Reuben Foundation donates £80 million for first new Oxford college in 30 years
Oxford University today announces a landmark £80m donation from the Reuben Foundation that will transform Oxford’s newest college and establish a major new scholarship programme for graduate and undergraduate students.
The college is now set to become ‘Reuben College’, in recognition of the historic gift that secures its vision of a diverse, dynamic research community working on some of the key issues of our time.
The University last year established its 39th college – the first for 30 years – as a new base for graduate students who are eager to embrace opportunities for interdisciplinary exchange and apply their research to address key future challenges.
Due to welcome its first students in the autumn of 2021, Reuben College has already attracted an outstanding line-up of academic Fellows. The college aims to generate new insights into the biggest questions of our time by bringing academics from traditionally different disciplines together to work on challenging themes and share their knowledge with the college’s graduate students. A culture of innovation and enterprise and a strong commitment to diversity, sustainability and public engagement will cut across all interdisciplinary activities. The college’s initial research themes are: Artificial Intelligence and Machine Learning; Environmental Change; and Cellular Life, which includes ongoing work in understanding COVID-19 and the current pandemic.
Professor Louise Richardson, Vice-Chancellor of the University of Oxford, said: “Thanks to the extraordinary generosity of the Reuben family, Reuben College will join the storied ranks of Oxford Colleges. For generations to come, the lives of young people will be transformed as they learn to engage in research that pushes at the frontiers of knowledge. Now, more than ever, our society needs a new generation of highly educated researchers to address the global challenges that transcend national borders. This gift represents a vote of confidence in Oxford, a vote of confidence in the power of research to solve societal problems, and above all, a vote of confidence in the future.”
The donation is also a landmark one for the Reuben Foundation, which has recently made significant donations of healthcare equipment for Oxford University Hospitals (as well as other hospitals in the UK and elsewhere) treating patients with COVID-19. As well as providing a substantial endowment for the college, the gift expands the existing Reuben Scholarship Programme, which was established in 2012 for disadvantaged undergraduate students. The Programme will now also include Oxford-Reuben graduate scholarships for students at Reuben College. The Oxford-Reuben Scholarships will help attract the world’s most talented graduate students, who will be at the heart of the college’s knowledge exchange activities, with many of them going on to form the next generation of outstanding academics.
The Reuben family said: “The current pandemic has shown us just how vital it is to have access to the very best medical research and academic thinking. Fortunately, in the UK we have some of the finest minds in the world working in some of the most pre-eminent academic institutions. We hope that this endowment for the Reuben College will help keep Oxford University at the global forefront of research in the vital areas of Environmental Change, AI and Machine Learning and Cellular Life, thereby helping to improve the lives of millions of people long into the future.”

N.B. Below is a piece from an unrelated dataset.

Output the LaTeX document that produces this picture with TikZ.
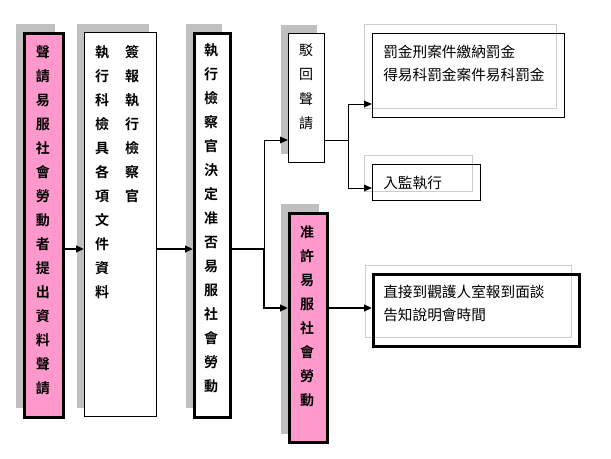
\documentclass[tikz,border=0pt]{standalone}
\usepackage{fontspec}
\newfontfamily\cjk{Noto Sans CJK TC}
\newfontfamily\cjkbold{Noto Sans CJK TC Bold}
\usetikzlibrary{arrows.meta,shadows}
\definecolor{pinkfill}{HTML}{FF99CC}
\definecolor{shade}{HTML}{C0C0C0}
\definecolor{framegray}{HTML}{CCCCCC}
\begin{document}
\begin{tikzpicture}[x=0.75pt,y=-0.75pt,
  box/.style={draw, anchor=north west, inner sep=0pt, line width=0.75pt},
  thickbox/.style={box, line width=2pt},
  shadowed/.style={drop shadow={shadow xshift=-6pt,shadow yshift=6.75pt,fill=shade,opacity=1}},
  ghost/.style={drop shadow={shadow xshift=-6pt,shadow yshift=6.75pt,fill=none,draw=framegray,line width=1.2pt,opacity=1}},
  vtext/.style={anchor=north, align=center, inner sep=0pt, font=\cjkbold\fontsize{10.5}{18}\selectfont},
  htext/.style={anchor=north west, align=left, inner sep=0pt, font=\cjk\fontsize{11}{17.25}\selectfont},
  link/.style={-{Triangle[length=6pt,width=5pt]}, line width=0.75pt},
  mainlink/.style={link, line width=2pt}]
  \useasboundingbox (0,0) rectangle (611,458);

  % 左側三個直式方框
  \node[thickbox, shadowed, fill=pinkfill, minimum width=29.25pt, minimum height=288pt] (apply) at (23,32) {};
  \node[box, shadowed, fill=white, minimum width=54pt, minimum height=288pt] (docs) at (84,32) {};
  \node[thickbox, shadowed, fill=white, minimum width=27pt, minimum height=288pt] (decide) at (193,32) {};

  \node[vtext] (applytext) at (43,45) {聲\\請\\易\\服\\社\\會\\勞\\動\\者\\提\\出\\資\\料\\聲\\請};
  \node[vtext] (docsleft) at (102,45) {執\\行\\科\\檢\\具\\各\\項\\文\\件\\資\\料};
  \node[vtext] (docsright) at (132,45) {簽\\報\\執\\行\\檢\\察\\官};
  \node[vtext] (decidetext) at (211,43) {執\\行\\檢\\察\\官\\決\\定\\准\\否\\易\\服\\社\\會\\勞\\動};

  % 准否兩個分支
  \node[box, shadowed, fill=white, minimum width=27pt, minimum height=96.75pt] (reject) at (288,33) {};
  \node[vtext, font=\cjk\fontsize{10.5}{18.4}\selectfont] (rejecttext) at (306,43) {駁\\回\\聲\\請};
  \node[thickbox, shadowed, fill=pinkfill, minimum width=28.5pt, minimum height=172pt] (grant) at (288,212) {};
  \node[vtext] (granttext) at (307,225) {准\\許\\易\\服\\社\\會\\勞\\動};

  % 右側橫式方框
  \node[box, ghost, minimum width=144pt, minimum height=63pt] (fine) at (372,33) {};
  \node[htext] (finetext) at (383,45) {罰金刑案件繳納罰金\\得易科罰金案件易科罰金};
  \node[box, ghost, minimum width=81pt, minimum height=27pt] (jail) at (372,164) {};
  \node[htext, anchor=west] (jailtext) at (383,183) {入監執行};
  \node[thickbox, ghost, minimum width=154.5pt, minimum height=54pt] (report) at (372,273) {};
  \node[htext] (reporttext) at (383,285) {直接到觀護人室報到面談\\告知說明會時間};

  % 連接線
  \coordinate (row) at (0,249);
  \coordinate (fork) at (264,249);
  \coordinate (fork2) at (348,140);
  \draw[mainlink] (apply.east |- row) -- (docs.west |- row);
  \draw[mainlink] (docs.east |- row) -- (decide.west |- row);
  \draw[line width=2pt] (decide.east |- row) -- (fork);
  \draw[link] (fork) |- (reject.west |- fork2);
  \draw[mainlink] (fork) |- (grant.west |- 0,308);
  \draw[line width=0.75pt] (reject.east |- fork2) -- (fork2);
  \draw[link] (fork2) |- (fine.west |- 0,104);
  \draw[link] (fork2) |- (jail.west |- 0,188);
  \draw[mainlink] (grant.east |- 0,308) -- (report.west |- 0,308);
\end{tikzpicture}
\end{document}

Lisa Reuben, Trustee of the Reuben Foundation, said: “The Reuben Foundation has been supporting Oxford University for many years with its scholarship programme to support those from disadvantaged backgrounds. We are delighted to further our ties with the university through this endowment, creating the new Reuben College which will become part of Oxford life in perpetuity along with a further enhanced scholarship endowment.
Professor Lionel Tarassenko, President of the college, said: ‘This gift is a massive endorsement of our mission to provide a genuinely collaborative home for academics and foster new, interdisciplinary approaches to problems of global significance which will inspire our graduate students. We launched last year with a focus on the three themes of artificial intelligence, environmental change and cellular life. Now we can envisage a future that includes more cross-cutting research themes and offers richer engagement opportunities for our academics, graduate students and the community at large.’
Located in a suite of buildings on the historic Radcliffe Science Library site, Reuben College is in the heart of the University’s Science Area. The buildings are currently undergoing refurbishment to create a central site for the college’s graduate students. Some of the space will be shared with the Radcliffe Science Library and the University museums. On completion in 2021, Reuben College will offer accessible and modern facilities, with flexible spaces for quiet study, group meetings, seminars and workshops, public events and social occasions. The college’s students will have access not only to world-leading academics (the College Fellows) but also to the specialist knowledge and expertise of library and museum staff located in the buildings. Reuben College will also include a Digital Innovation Studio equipped with cutting-edge technologies and digital resources to support learning, knowledge exchange and public engagement.
Reuben College is preparing to start recruiting its first cohort of graduate students this September, ready for admission in the autumn of 2021.